League greats Paul Gallen and Bradley Clyde and boxers Danny Green and Daniel Geale were among those left in awe of Davidson’s feats after they took the field together in a charity game in 2013 at his beloved Pratten Park.

The then 84-year-old trained for the game by rolling over the arm in his backyard before bowling a maiden with his only over to former Test player Gavin Robertson.

Cricket Australia chair Richard Freudenstein offered condolences to Davidson’s family and friends.

“Alan Davidson’s passing is a sad moment for Australian cricket and for cricket across the world,” Freudenstein said.

“Alan was a colossal figure in our game, not only as one of the finest players to have represented Australia and NSW, but for the positive influence he exerted across the game as an administrator, mentor and benefactor.

“The tremendous skill and the boundless spirit with which Alan embraced cricket and life embodied everything that is great about the game.
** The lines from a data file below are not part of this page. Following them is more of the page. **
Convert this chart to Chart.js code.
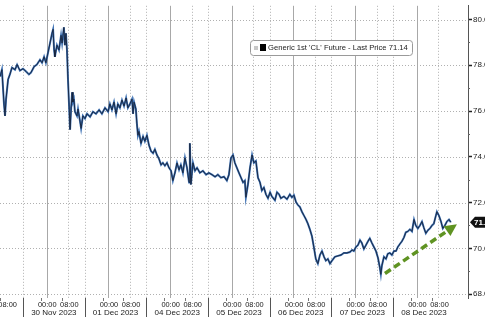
<!DOCTYPE html>
<html>
<head>
<meta charset="utf-8">
<script src="https://cdn.jsdelivr.net/npm/chart.js@4.4.0/dist/chart.umd.min.js"></script>
<style>
  html, body { margin: 0; padding: 0; background: #fff; overflow: hidden; }
  #wrap { width: 500px; height: 317px; position: relative; }
</style>
</head>
<body>
<div id="wrap"><canvas id="chart"></canvas></div>
<script>
// x = trading hours counted from 17:00 on 29 Nov (start of the 30 Nov session), weekend skipped
const hours = [-8.9,-8.2,-7.4,-7.0,-6.6,-5.8,-5.1,-4.3,-3.1,-2.3,-1.2,0.0,1.2,2.3,3.1,4.3,5.4,6.6,7.4,8.2,8.9,9.7,10.5,11.3,11.7,12.1,12.4,13.2,14.0,14.8,15.2,15.9,16.3,16.7,17.1,17.5,17.9,18.3,18.7,19.1,19.4,19.8,20.2,21.0,21.4,22.2,22.6,23.3,24.1,24.9,26.1,27.2,28.4,29.6,30.7,31.9,33.1,33.8,34.6,35.4,36.2,36.9,37.7,38.5,39.3,40.1,40.8,41.6,42.4,42.8,43.2,43.9,44.3,44.7,45.1,45.9,46.7,47.4,48.2,49.0,49.8,50.6,51.3,52.1,52.9,53.7,54.4,55.2,56.0,56.8,57.6,58.3,59.1,59.9,60.7,61.4,62.2,63.0,63.8,64.6,64.9,65.3,66.1,66.9,67.7,68.8,70.0,71.2,72.3,73.5,74.7,75.8,77.0,78.2,79.3,80.1,80.9,81.7,82.4,83.2,84.0,84.8,85.6,86.3,86.7,87.5,88.3,89.1,89.8,90.6,91.4,92.2,92.9,93.7,94.5,95.3,96.1,96.8,98.0,98.8,99.6,100.3,101.5,102.7,103.8,104.6,105.4,106.2,106.9,107.7,108.5,109.3,110.1,110.8,111.6,112.4,113.2,113.9,114.7,115.5,116.3,117.1,117.8,118.6,119.4,120.2,121.3,122.5,123.7,124.8,126.0,127.2,128.0,128.7,129.5,130.3,131.1,131.8,132.6,133.4,134.2,134.9,135.7,136.5,137.3,138.1,138.8,139.2,139.6,140.4,141.2,141.9,142.7,143.5,144.3,145.1,145.8,146.6,147.4,148.2,148.9,149.7,150.5,151.3,152.1,152.8,153.6,154.4,155.2,155.9,156.7,157.5,158.3,159.1,159.8,160.6,161.0,161.8,162.6,163.3,164.1,164.9,165.7,166.4];
const prices = [77.51,77.81,76.31,75.79,76.52,77.38,77.60,77.90,77.81,78.03,77.77,77.85,77.73,77.60,77.68,77.94,78.03,78.24,78.11,78.37,78.11,78.54,78.97,79.40,79.57,78.67,78.37,78.88,78.67,79.31,78.97,79.66,78.88,79.40,78.67,77.38,76.31,75.19,76.09,76.82,76.39,76.52,75.97,75.79,76.09,75.54,75.24,75.79,75.67,75.88,75.75,75.97,75.88,76.05,75.88,76.14,75.97,76.31,76.05,76.39,75.88,76.31,76.14,76.48,76.22,76.57,76.14,76.31,76.52,75.88,76.39,76.09,75.45,74.94,75.11,74.59,74.89,74.68,74.94,74.51,74.25,74.16,74.33,74.08,73.91,73.65,73.74,73.61,73.74,73.52,73.39,72.96,73.30,73.73,73.43,73.65,73.30,73.95,73.52,72.88,74.59,72.79,73.74,73.39,73.52,73.30,73.39,73.22,73.30,73.22,73.13,73.22,73.09,73.13,72.96,73.22,73.95,74.08,73.74,73.52,73.30,73.09,72.88,72.96,72.23,72.79,73.52,74.08,73.74,73.82,73.09,72.88,72.53,72.66,72.36,72.19,72.45,72.27,72.10,72.45,72.36,72.19,72.27,72.15,72.36,72.23,72.32,72.02,71.90,71.81,71.60,71.43,71.26,71.08,70.83,70.53,70.01,69.54,69.33,69.71,69.88,69.63,69.46,69.54,69.33,69.46,69.63,69.67,69.71,69.80,69.80,69.84,69.93,69.88,70.06,70.14,70.36,70.24,69.97,70.14,70.31,70.44,70.24,70.06,69.88,69.58,69.16,68.86,69.24,69.63,69.54,69.76,69.80,69.71,69.88,69.88,70.06,70.19,70.31,70.48,70.70,70.74,70.83,70.74,71.26,71.00,70.87,71.00,71.17,70.91,70.66,70.79,70.87,71.00,71.08,71.43,71.60,71.43,71.17,70.87,71.00,71.17,71.26,71.14];

const dayLabels = ['30 Nov 2023', '01 Dec 2023', '04 Dec 2023', '05 Dec 2023', '06 Dec 2023', '07 Dec 2023', '08 Dec 2023'];
const timeLabels = ['00:00', '08:00'];
const timeOffsets = [7, 15];          // hours after session start
const yTicks = [68, 70, 72, 74, 76, 78, 80];
const lastPrice = 71.14;
const seriesName = "Generic 1st 'CL' Future - Last Price 71.14";
const arrowFrom = [140.8, 68.9];
const arrowTo = [168.8, 71.05];

const FONT = "'Liberation Sans', Arial, sans-serif";

function seg(ctx, x1, y1, x2, y2) {
  ctx.beginPath();
  ctx.moveTo(x1, y1);
  ctx.lineTo(x2, y2);
  ctx.stroke();
}

const bbgPlugin = {
  id: 'bbg',
  beforeDatasetsDraw(chart) {
    const { ctx, chartArea: a, scales: { x, y } } = chart;
    ctx.save();
    ctx.lineWidth = 1;
    ctx.strokeStyle = '#b0b0b0';
    ctx.setLineDash([1, 2]);
    yTicks.forEach(v => {
      const py = Math.round(y.getPixelForValue(v)) + 0.5;
      seg(ctx, a.left, py, a.right, py);
    });
    for (let k = 0; k < dayLabels.length; k++) {
      [24 * k, 24 * k + 17.6].forEach(h => {
        const px = Math.round(x.getPixelForValue(h)) + 0.5;
        seg(ctx, px, a.top, px, a.bottom);
      });
    }
    ctx.setLineDash([]);
    ctx.strokeStyle = '#a8a8a8';
    for (let k = 0; k < dayLabels.length; k++) {
      const px = Math.round(x.getPixelForValue(24 * k + 9.2)) + 0.5;
      seg(ctx, px, a.top, px, a.bottom);
    }
    ctx.restore();
  },
  afterDraw(chart) {
    const { ctx, chartArea: a, scales: { x, y } } = chart;
    const H = chart.height;
    ctx.save();

    // x axis: session separators, time ticks and labels
    ctx.lineWidth = 1;
    ctx.strokeStyle = '#555';
    for (let k = 0; k < dayLabels.length; k++) {
      const px = Math.round(x.getPixelForValue(24 * k)) + 0.5;
      seg(ctx, px, a.bottom, px, H);
    }
    ctx.fillStyle = '#222';
    ctx.textBaseline = 'middle';
    for (let k = -1; k < dayLabels.length; k++) {
      timeOffsets.forEach((off, i) => {
        const px = x.getPixelForValue(24 * k + off);
        ctx.strokeStyle = '#777';
        seg(ctx, Math.round(px) + 0.5, a.bottom, Math.round(px) + 0.5, a.bottom + 3);
        ctx.font = '7.4px ' + FONT;
        ctx.textAlign = 'left';
        ctx.fillText(timeLabels[i], px - (i === 0 ? 3 : 1.5), a.bottom + 7);
      });
      if (k >= 0) {
        ctx.font = '8px ' + FONT;
        ctx.textAlign = 'center';
        ctx.fillText(dayLabels[k], x.getPixelForValue(24 * k + 12), a.bottom + 15);
      }
    }

    // minor ticks on the price axis
    ctx.strokeStyle = '#666';
    for (let v = 69; v <= 79; v += 2) {
      const py = Math.round(y.getPixelForValue(v)) + 0.5;
      seg(ctx, a.right, py, a.right + 2, py);
    }

    // last price tag
    const ty = y.getPixelForValue(lastPrice);
    ctx.fillStyle = '#111';
    ctx.beginPath();
    ctx.moveTo(a.right + 2, ty);
    ctx.lineTo(a.right + 7, ty - 5.5);
    ctx.lineTo(chart.width, ty - 5.5);
    ctx.lineTo(chart.width, ty + 5.5);
    ctx.lineTo(a.right + 7, ty + 5.5);
    ctx.closePath();
    ctx.fill();
    ctx.fillStyle = '#fff';
    ctx.font = 'bold 8px ' + FONT;
    ctx.textAlign = 'left';
    ctx.fillText(lastPrice.toFixed(2), a.right + 6, ty + 0.5);

    // trend arrow
    const x1 = x.getPixelForValue(arrowFrom[0]), y1 = y.getPixelForValue(arrowFrom[1]);
    const x2 = x.getPixelForValue(arrowTo[0]), y2 = y.getPixelForValue(arrowTo[1]);
    const ang = Math.atan2(y2 - y1, x2 - x1);
    const headLen = 12;
    const bx = x2 - headLen * Math.cos(ang), by = y2 - headLen * Math.sin(ang);
    ctx.strokeStyle = '#5f9322';
    ctx.fillStyle = '#5f9322';
    ctx.lineWidth = 3.5;
    ctx.setLineDash([7, 4]);
    seg(ctx, x1, y1, bx, by);
    ctx.setLineDash([]);
    ctx.beginPath();
    ctx.moveTo(x2, y2);
    ctx.lineTo(bx + 6 * Math.sin(ang), by - 6 * Math.cos(ang));
    ctx.lineTo(bx - 6 * Math.sin(ang), by + 6 * Math.cos(ang));
    ctx.closePath();
    ctx.fill();

    // legend box
    const label = chart.data.datasets[0].label;
    let fs = 8;
    ctx.font = fs + 'px ' + FONT;
    fs = fs * 140 / ctx.measureText(label).width;
    const lx = a.left + 250, ly = 40, lw = 162, lh = 15;
    ctx.fillStyle = '#fff';
    ctx.strokeStyle = '#9a9a9a';
    ctx.lineWidth = 1;
    ctx.beginPath();
    ctx.roundRect(lx + 0.5, ly + 0.5, lw, lh, 3);
    ctx.fill();
    ctx.stroke();
    ctx.fillStyle = '#c8c8c8';
    ctx.fillRect(lx + 4, ly + 6, 4, 4);
    ctx.fillStyle = '#000';
    ctx.fillRect(lx + 10, ly + 4, 6, 7);
    ctx.fillStyle = '#222';
    ctx.font = fs.toFixed(2) + 'px ' + FONT;
    ctx.textAlign = 'left';
    ctx.fillText(label, lx + 18, ly + lh / 2 + 0.5);

    ctx.restore();
  }
};

new Chart(document.getElementById('chart'), {
  type: 'line',
  data: {
    datasets: [
      {
        label: seriesName,
        data: hours.map((h, i) => ({ x: h, y: prices[i] })),
        borderColor: '#16223a',
        borderWidth: 0.9,
        pointRadius: 0,
        tension: 0
      },
      {
        label: 'range',
        data: hours.map((h, i) => ({ x: h, y: prices[i] })),
        borderColor: '#3f72b4',
        borderWidth: 2,
        pointRadius: 0,
        tension: 0
      }
    ]
  },
  options: {
    responsive: true,
    maintainAspectRatio: false,
    animation: false,
    layout: { padding: 0 },
    plugins: { legend: { display: false }, tooltip: { enabled: false } },
    scales: {
      x: {
        type: 'linear',
        min: -8.95,
        max: 173.1,
        ticks: { display: false },
        grid: { display: false },
        border: { display: false },
        afterFit: s => { s.height = 19; }
      },
      y: {
        position: 'right',
        min: 67.83,
        max: 80.6,
        afterBuildTicks: s => { s.ticks = yTicks.map(v => ({ value: v })); },
        ticks: {
          color: '#222',
          font: { family: FONT, size: 8 },
          padding: 1,
          callback: v => v.toFixed(2)
        },
        grid: { drawOnChartArea: false, drawTicks: true, tickLength: 4, tickColor: '#222', tickWidth: 1.5 },
        border: { display: true, color: '#555', width: 1 },
        afterFit: s => { s.width = 32; }
      }
    }
  },
  plugins: [bbgPlugin]
});
</script>
</body>
</html>
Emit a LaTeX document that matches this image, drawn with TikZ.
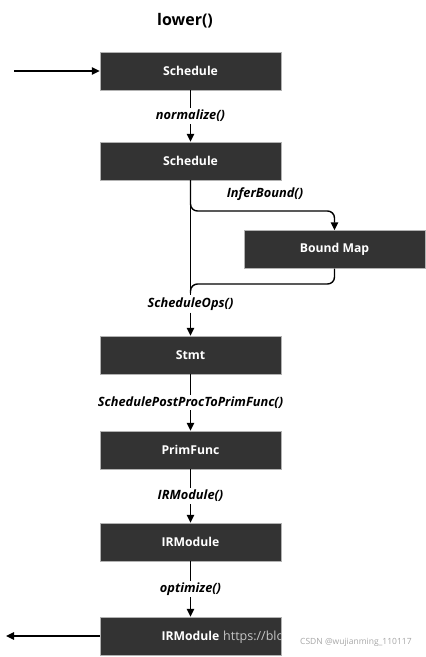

He will remain a shining example for every player who follows in his footsteps.”

Vale … Alan Davidson in 2019.Credit:Janie Barrett

Former Australia captain Steve Waugh paid tribute to Davidson, thanking him for the support he showed the team in the early days of his career.

“One of the best of all time to wear the Baggy Green and an even better person,” Waugh wrote on Instagram. “Alan always had time for everyone, imparting life lessons and wisdom.

“He was a regular in the change rooms during the tough times in the mid 80s, unfailing in his support of the team whilst many had given up hope. May he Rest In Peace.”